* [Work to be completed]: Print exactly the lines from the first one down to the line that contains "subjects = np.arange(1, 35)", both included, and skip the pictures.

□ □ □ □ □ □ □

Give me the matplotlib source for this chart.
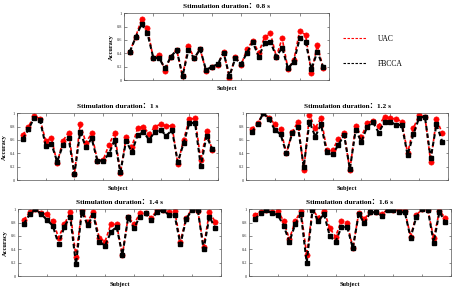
import matplotlib
matplotlib.use("Agg")
import matplotlib.pyplot as plt
from matplotlib.lines import Line2D
import numpy as np

# Accuracy per subject (34 subjects)
subjects = np.arange(1, 35)

uac_08 = [0.425, 0.65, 0.91, 0.775, 0.325, 0.375, 0.14, 0.35, 0.45, 0.06,
          0.51, 0.325, 0.465, 0.135, 0.2, 0.225, 0.425, 0.035, 0.35, 0.225,
          0.465, 0.59, 0.41, 0.64, 0.70, 0.35, 0.625, 0.165, 0.30, 0.74,
          0.675, 0.10, 0.525, 0.175]
fbcca_08 = [0.425, 0.64, 0.84, 0.70, 0.335, 0.325, 0.175, 0.35, 0.45, 0.06,
            0.45, 0.325, 0.465, 0.15, 0.2, 0.235, 0.41, 0.06, 0.325, 0.24,
            0.41, 0.565, 0.35, 0.55, 0.575, 0.35, 0.485, 0.175, 0.275, 0.625,
            0.575, 0.16, 0.425, 0.2]

uac_10 = [0.675, 0.80, 0.965, 0.915, 0.585, 0.625, 0.25, 0.59, 0.71, 0.085,
          0.84, 0.56, 0.70, 0.29, 0.30, 0.525, 0.71, 0.10, 0.64, 0.50,
          0.775, 0.80, 0.69, 0.80, 0.835, 0.81, 0.81, 0.24, 0.60, 0.91,
          0.925, 0.30, 0.735, 0.45]
fbcca_10 = [0.615, 0.76, 0.935, 0.90, 0.515, 0.54, 0.275, 0.525, 0.625, 0.085,
            0.725, 0.49, 0.625, 0.29, 0.29, 0.39, 0.60, 0.115, 0.59, 0.415,
            0.675, 0.725, 0.60, 0.725, 0.75, 0.665, 0.75, 0.265, 0.55, 0.85,
            0.86, 0.21, 0.66, 0.465]

uac_12 = [0.76, 0.85, 1.0, 0.935, 0.835, 0.76, 0.40, 0.715, 0.875, 0.15,
          0.975, 0.775, 0.935, 0.45, 0.45, 0.615, 0.70, 0.15, 0.815, 0.65,
          0.85, 0.89, 0.815, 0.95, 0.925, 0.915, 0.875, 0.40, 0.775, 0.975,
          0.95, 0.275, 0.915, 0.70]
fbcca_12 = [0.715, 0.835, 1.0, 0.915, 0.75, 0.685, 0.40, 0.70, 0.80, 0.20,
            0.875, 0.65, 0.835, 0.415, 0.385, 0.525, 0.675, 0.165, 0.75, 0.575,
            0.80, 0.865, 0.71, 0.875, 0.875, 0.825, 0.825, 0.375, 0.685, 0.935,
            0.95, 0.325, 0.835, 0.575]

uac_14 = [0.84, 0.955, 1.0, 0.94, 0.925, 0.825, 0.575, 0.775, 0.955, 0.29,
          0.99, 0.815, 0.965, 0.575, 0.515, 0.775, 0.775, 0.315, 0.89, 0.775,
          0.94, 0.94, 0.875, 0.99, 0.99, 0.955, 0.975, 0.515, 0.875, 1.0,
          0.98, 0.44, 0.955, 0.815]
fbcca_14 = [0.78, 0.925, 1.0, 0.93, 0.84, 0.755, 0.475, 0.74, 0.89, 0.175,
            0.965, 0.765, 0.915, 0.515, 0.455, 0.655, 0.74, 0.315, 0.88, 0.715,
            0.89, 0.94, 0.84, 0.965, 0.99, 0.915, 0.915, 0.475, 0.855, 0.99,
            0.99, 0.40, 0.89, 0.715]

uac_16 = [0.915, 0.955, 0.99, 0.955, 0.975, 0.825, 0.55, 0.825, 0.975, 0.315,
          1.0, 0.875, 0.98, 0.715, 0.59, 0.825, 0.80, 0.415, 0.94, 0.855,
          0.965, 0.955, 0.925, 1.0, 0.99, 0.99, 0.98, 0.59, 0.915, 1.0,
          0.99, 0.565, 0.975, 0.875]
fbcca_16 = [0.85, 0.94, 0.99, 0.94, 0.915, 0.755, 0.515, 0.775, 0.925, 0.20,
            0.99, 0.825, 0.93, 0.60, 0.515, 0.73, 0.74, 0.415, 0.93, 0.79,
            0.955, 0.955, 0.905, 0.99, 0.99, 0.955, 0.955, 0.575, 0.89, 1.0,
            0.99, 0.50, 0.965, 0.805]

durations = ["0.8", "1", "1.2", "1.4", "1.6"]
uac_all = [uac_08, uac_10, uac_12, uac_14, uac_16]
fbcca_all = [fbcca_08, fbcca_10, fbcca_12, fbcca_14, fbcca_16]

# axes boxes in pixels: left, top, right, bottom
W, H = 454, 288
boxes = [
    (124, 13.3, 329, 80),
    (17, 113.3, 218, 180),
    (246, 113.3, 448, 180),
    (18, 209.3, 221, 276),
    (249, 209.3, 451, 276),
]
has_ylabel = [True, True, False, True, False]

serif = ["Liberation Serif", "Noto Sans CJK SC", "DejaVu Sans"]
plt.rcParams["font.family"] = serif

fig = plt.figure(figsize=(W / 100, H / 100), dpi=100)

for i in range(5):
    l, t, r, b = boxes[i]
    ax = fig.add_axes([l / W, 1 - b / H, (r - l) / W, (b - t) / H])

    ax.plot(subjects, uac_all[i], color="red", linestyle=(0, (2.2, 1.4)),
            linewidth=1.2, marker="o", markersize=3.8,
            markerfacecolor="red", markeredgecolor="red", markeredgewidth=0.4)
    ax.plot(subjects, fbcca_all[i], color="black", linestyle=(0, (2.2, 1.4)),
            linewidth=1.5, marker="s", markersize=2.9,
            markerfacecolor="black", markeredgecolor="black")

    ax.set_xlim(0, 35)
    ax.set_ylim(0, 1)
    ax.set_xticks(np.arange(0, 36, 5))
    ax.set_xticklabels([])
    ax.set_yticks([0, 0.2, 0.4, 0.6, 0.8, 1])
    ax.set_yticklabels(["0", "0.2", "0.4", "0.6", "0.8", "1"])
    ax.tick_params(direction="in", length=1.8, width=0.4, labelsize=3.2,
                   pad=1.5, top=True, right=True, colors="#333333")
    for sp in ax.spines.values():
        sp.set_linewidth(0.5)
        sp.set_color("#555555")

    ax.set_title("Stimulation duration：" + durations[i] + " s",
                 fontsize=5.3, fontweight="bold", pad=4)
    ax.set_xlabel("Subject", fontsize=4.6, fontweight="bold", labelpad=2.5)
    if has_ylabel[i]:
        ax.set_ylabel("Accuracy", fontsize=4.6, fontweight="bold", labelpad=2)

# legend to the right of the top panel
handles = [
    Line2D([], [], color="red", linestyle=(0, (2.2, 1.4)), linewidth=0.8),
    Line2D([], [], color="black", linestyle=(0, (2.2, 1.4)), linewidth=0.8),
]
fig.legend(handles, ["UAC", "FBCCA"], loc="upper left",
           bbox_to_anchor=(336 / W, 1 - 28 / H), frameon=False,
           fontsize=5.5, handlelength=3.0, handletextpad=1.6, labelspacing=2.2)

fig.savefig("out.png", dpi=100)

□ □ □ □ □ □ □

* [The output]:
Give me the matplotlib source for this chart.
import matplotlib
matplotlib.use("Agg")
import matplotlib.pyplot as plt
from matplotlib.lines import Line2D
import numpy as np

# Accuracy per subject (34 subjects)
subjects = np.arange(1, 35)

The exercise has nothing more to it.